Abu Dhabi: A renowned international hospital in Bangkok discharged against their will 10 Emirati patients who were in critical condition and still receiving treatment, Gulf News has learnt.

According to a source at the UAE Embassy in Bangkok, the embassy had to have all 10 patients admitted to other hospitals in Bangkok, on Monday.

The patients had originally been admitted by the Bangkok Hospital Medical Centre (BMC) suffering with conditions including cancer, heart problems, paralysis and old age.

The patients' expulsion followed a financial dispute. The hospital says it discharged the patients because of overdue, unpaid bills. However, the UAE Embassy in Bangkok said the hospital had been overcharging patients, so it decided to stop its bill payments to the BMC as a result while the issue was resolved.

The UAE Embassy source said: "After we found out that the BMC has been overcharging our patients in the past three years, we employed a consultancy firm to revise the hospital bills thoroughly, who again confirmed that the hospital bills were inaccurate and exaggerated".

"We then decided to stop our payments to the BMC till the matter is clarified and resolved."

The Bangkok Hospital Medical Centre receives more than 10,000 patients from the UAE each year. Fees are usually either settled by individual patients, or are covered by authorities such as the armed forces, the Health Authority Abu Dhabi, Dubai Health Authority and the UAE Embassy.

Emiratis or Thiqa health insurance card holders are only covered by their health insurance scheme in the UAE and GCC region, and not elsewhere.

‘Overdue accounts'

A spokesman for the Bangkok Hospital Medical Centre's management said: "We only faced overdue accounts from the Health Authority Abu Dhabi (HAAD), Dubai Health Authority, and the UAE Embassy, who have accumulated bills that have reached Dh20 million. For that reason, and for the first time in the hospital's history, we asked patients who are sponsored from those parties to leave the hospital, since their designated authorities have not been paying us".
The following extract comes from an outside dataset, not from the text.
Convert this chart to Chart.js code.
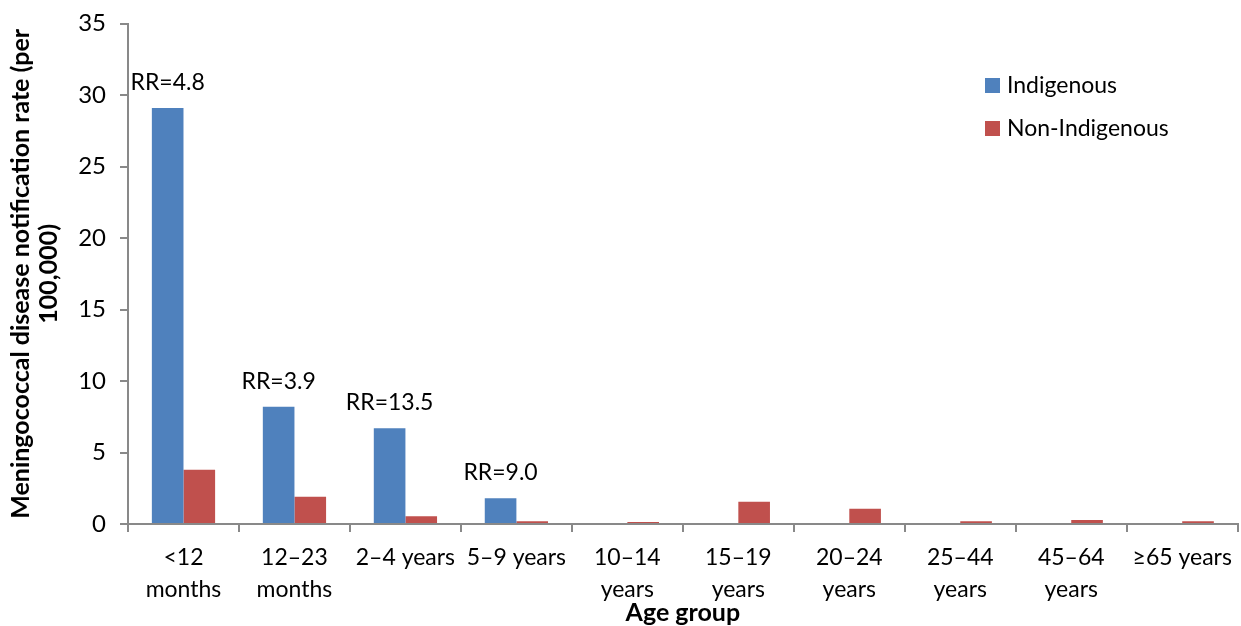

Explaining the situation, the source from the hospital said: "As much as we feel bad for the patients, who were mostly admitted to our intensive care unit, we are now financially relieved. We never had any problems from countries like Qatar and Kuwait, and it's disappointing for us to have one with the UAE".

The UAE embassy denied the hospital's allegations, and insisted that the BMC had been overcharging their patients.

Dr Ali Obaid Al Ali, Director of Health Regulation Division at the Health Authority Abu Dhabi (HAAD) said: "HAAD didn't receive any complaints from its delegated patients on any of their treatment cessation, nor did we receive any notifications from the Military Attache Office (the office responsible from all delegated patients by HAAD), on any issues between the office and Bangkok hospital".

"After receiving some media enquiries, HAAD contacted the Military Attache Office and enquired about the issue and was informed about a dispute over old invoices between the office and hospital which is being resolved.

Meanwhile, HAAD has instructed the Military Attache Office to transfer all HAAD delegated patients to other hospitals in Thailand to ensure the continuity of their treatment," Dr Al Ali said.

Patient shares content

Before asking the patients to leave due to unpaid bills, the Bangkok Hospital Medical Centre (BMC) said it sent each patient a letter. One Emirati heart patient, who was among the 10 patients asked to leave, confirmed they received the letter, and shared its contents with Gulf News.

The letter reads as follows:

Dear Mr Abdullah Al Qaydi,

The BMC financial offices and hospital leadership have been in negotiations with your payer to settle their long overdue account. Many conversations and communications have taken place in an attempt to resolve non-payment.

After many fruitless discussions our final reminder was delivered to your payer with a request to settle their overdue account by paying the outstanding balance by 8 September 2010. If our request is ignored and we have not received the payment by 8 September, we regret to inform you that you will be held responsible, since the payer for your medical costs is no longer meeting their obligations.

We can no longer accept a guarantee of payment from your payer and consequently, it is necessary for us to hold you accountable for all medical expenses and hospital charges that you incur effective 9 September 2010.

Furthermore, in the event that former invoices for your treatment that have been billed to your payer are not paid within standard credit terms, the Bangkok Hospital Medical Center reserves the right to collect the unpaid hospital expenses directly from you.

Please let us know how we can help you meet this responsibility.